Im ggst Fall ist zwar zu bedenken, dass bei arbeitsbedingten Behinderungen im Tunnel x schon nach den verkehrstechnischen Grundsätzen bereits in ausreichender Entfernung davor die Geschwindigkeit entsprechend zu regulieren ist aus Gründen der Verkehrs­sicherheit ebenso wie der Sicherheit des im Tunnel befindlichen Personals. Da aber, wie der Zeuge x in der Berufungsverhandlung überzeugend dargelegt hat, die Schaltung (Warneinrichtungen und Überkopf­anzeigen) hinsichtlich der beiden Tunnel getrennt werden kann und sich auch zwischen den beiden Tunneln auf der Strecke von ca 500 m insgesamt drei Möglichkeiten von Überkopfanzeigen befinden, sodass die Kundmachung einer Geschwindigkeitsbeschränkung auf 60 km/h – die gemäß § 52 lit.a Z10a StVO 1960 ab dem Standort des Zeichens gilt – auch nach der Einhausung x möglich ist, was die vom Zeugen x dargelegte Gefahr von Auffahrunfällen, noch dazu unter dem Gesichtspunkt der Überlegung, dass die genannten Arbeiten bei geringem Verkehrsaufkommen am Abend und in der Nacht durchgeführt wurden, weitgehend zu vernachlässigen ist. Dabei ist nämlich auch noch zu bedenken, dass die nur in geringem Ausmaß erforderliche Geschwindigkeits­reduktion von den auf der Ax-x x vorher nur erlaubten 80 km/h auf 60 km/h angesichts der weitgehenden Übersichtlichkeit der x x und des weiteren Umstands, dass die Überkopfanzeige vom auffälligen Blinken vieler Warnleuchten begleitet wird, sodass der ankommende Lenker darüber hinaus sensibilisiert wird, nicht unsachlich erscheint.

 

Die Wegstrecke von 465 m zwischen dem Ende der Einhausung x und dem xtunnel-Nordportal reicht – nach Vergleich mit der Entfernung der Überkopfanzeigen auf der Auffahrt von der x – auch nach den Richtlinien und Vorschriften für das Straßenwesen (RVS) für eine rechtzeitige Kundmachung der Geschwindigkeitsbeschränkung auf 60 km/h aus. Da die Geschwindigkeits­beschränkung gemäß § 52 lit.a Z10 lit.a StVO ab dem Standort des Zeichens gilt, vermag die Argumentation des Zeugen M in der Berufungsverhandlung nicht zu überzeugen.     
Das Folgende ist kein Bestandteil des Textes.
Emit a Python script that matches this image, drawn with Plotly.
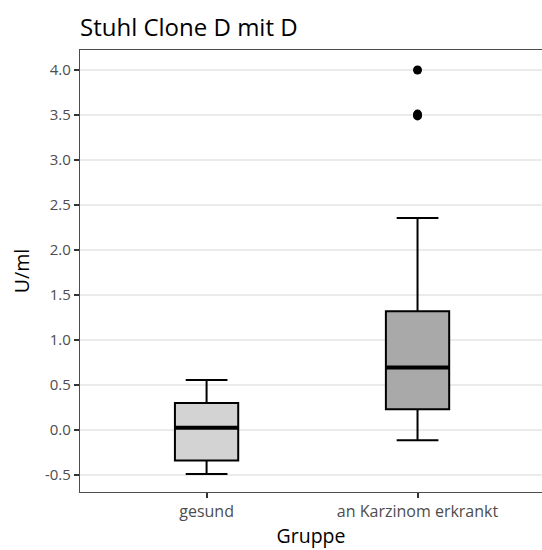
import plotly.graph_objects as go

categories = ["gesund", "an Karzinom erkrankt"]
q1 = [-0.34, 0.23]
median = [0.025, 0.695]
q3 = [0.30, 1.32]
lower_whisker = [-0.49, -0.115]
upper_whisker = [0.555, 2.355]
fills = ["#d3d3d3", "#a9a9a9"]
outlier_group = ["an Karzinom erkrankt", "an Karzinom erkrankt", "an Karzinom erkrankt"]
outlier_values = [4.0, 3.49, 3.51]
y_ticks = [-0.5, 0.0, 0.5, 1.0, 1.5, 2.0, 2.5, 3.0, 3.5, 4.0]

pos = {c: i + 1 for i, c in enumerate(categories)}
box_w = 0.3

fig = go.Figure()
for i, c in enumerate(categories):
    fig.add_trace(go.Box(
        x=[pos[c]], q1=[q1[i]], median=[median[i]], q3=[q3[i]],
        lowerfence=[lower_whisker[i]], upperfence=[upper_whisker[i]],
        width=box_w, whiskerwidth=0.66, fillcolor=fills[i],
        line=dict(color="black", width=2), boxpoints=False,
        hoverinfo="skip", showlegend=False,
    ))
    fig.add_trace(go.Scatter(
        x=[pos[c] - box_w / 2, pos[c] + box_w / 2], y=[median[i], median[i]],
        mode="lines", line=dict(color="black", width=4),
        hoverinfo="skip", showlegend=False,
    ))

fig.add_trace(go.Scatter(
    x=[pos[g] for g in outlier_group], y=outlier_values, mode="markers",
    marker=dict(color="black", size=9), showlegend=False, hoverinfo="skip",
))

font_family = "Open Sans, Noto Sans, sans-serif"
fig.update_layout(
    width=542, height=550,
    margin=dict(l=80, r=0, t=50, b=58),
    plot_bgcolor="white", paper_bgcolor="white",
    font=dict(family=font_family, color="black"),
    title=dict(text="Stuhl Clone D mit D", x=80 / 542, xanchor="left",
               y=1 - 36 / 550, yanchor="bottom",
               font=dict(size=24, color="black")),
    xaxis=dict(
        range=[0.4, 2.59], tickmode="array",
        tickvals=[pos[c] for c in categories], ticktext=categories,
        showgrid=False, zeroline=False,
        showline=True, linecolor="#4d4d4d", linewidth=1.3, mirror=True,
        ticks="outside", ticklen=5, tickcolor="#333333", tickwidth=1.5,
        tickfont=dict(size=16, color="#4d4d4d"),
        title=dict(text="Gruppe", font=dict(size=19.5, color="black"), standoff=2),
    ),
    yaxis=dict(
        range=[-0.689, 4.222], tickmode="array", tickvals=y_ticks,
        ticktext=[f"{v:.1f}" for v in y_ticks],
        showgrid=True, gridcolor="#ebebeb", gridwidth=1.5, zeroline=False,
        showline=True, linecolor="#4d4d4d", linewidth=1.3,
        ticks="outside", ticklen=5, tickcolor="#333333", tickwidth=1.5,
        tickfont=dict(size=15, color="#4d4d4d"),
        title=dict(text="U/ml", font=dict(size=19.5, color="black"), standoff=10),
    ),
)

fig.write_html("out.html")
Zusammenfassend ist nach Auffassung des UVS eine nicht auf die Kriterien der oben angeführten Verordnung zu stützende Geschwindigkeits­beschränkung auf 60 km/h, beginnend bei ca km 7.9, dh weit vor dem tatsäch­lichen Arbeitsbereich (Tunnel-Nordportal bei ca km 6.0), sachlich nicht gerecht­fertigt, weshalb spruchgemäß zu entscheiden war. Verfahrenskosten­beiträge fallen dabei naturgemäß nicht an.

 

 

Rechtsmittelbelehrung:

Gegen diesen Bescheid ist kein ordentliches Rechtsmittel zulässig.

 

Hinweis:

Gegen diesen Bescheid kann innerhalb von sechs Wochen ab seiner Zustellung eine Beschwerde an den Verfassungsgerichtshof und/oder an den Verwaltungs­ge­richtshof erhoben werden; diese ist - von gesetzlichen Ausnahmen abgesehen - jeweils durch eine bevollmächtigte Rechtsanwältin oder einem bevollmächtigten Rechtsanwalt einzubringen. Für jede dieser Beschwerden ist eine Gebühr von 240 Euro zu entrichten.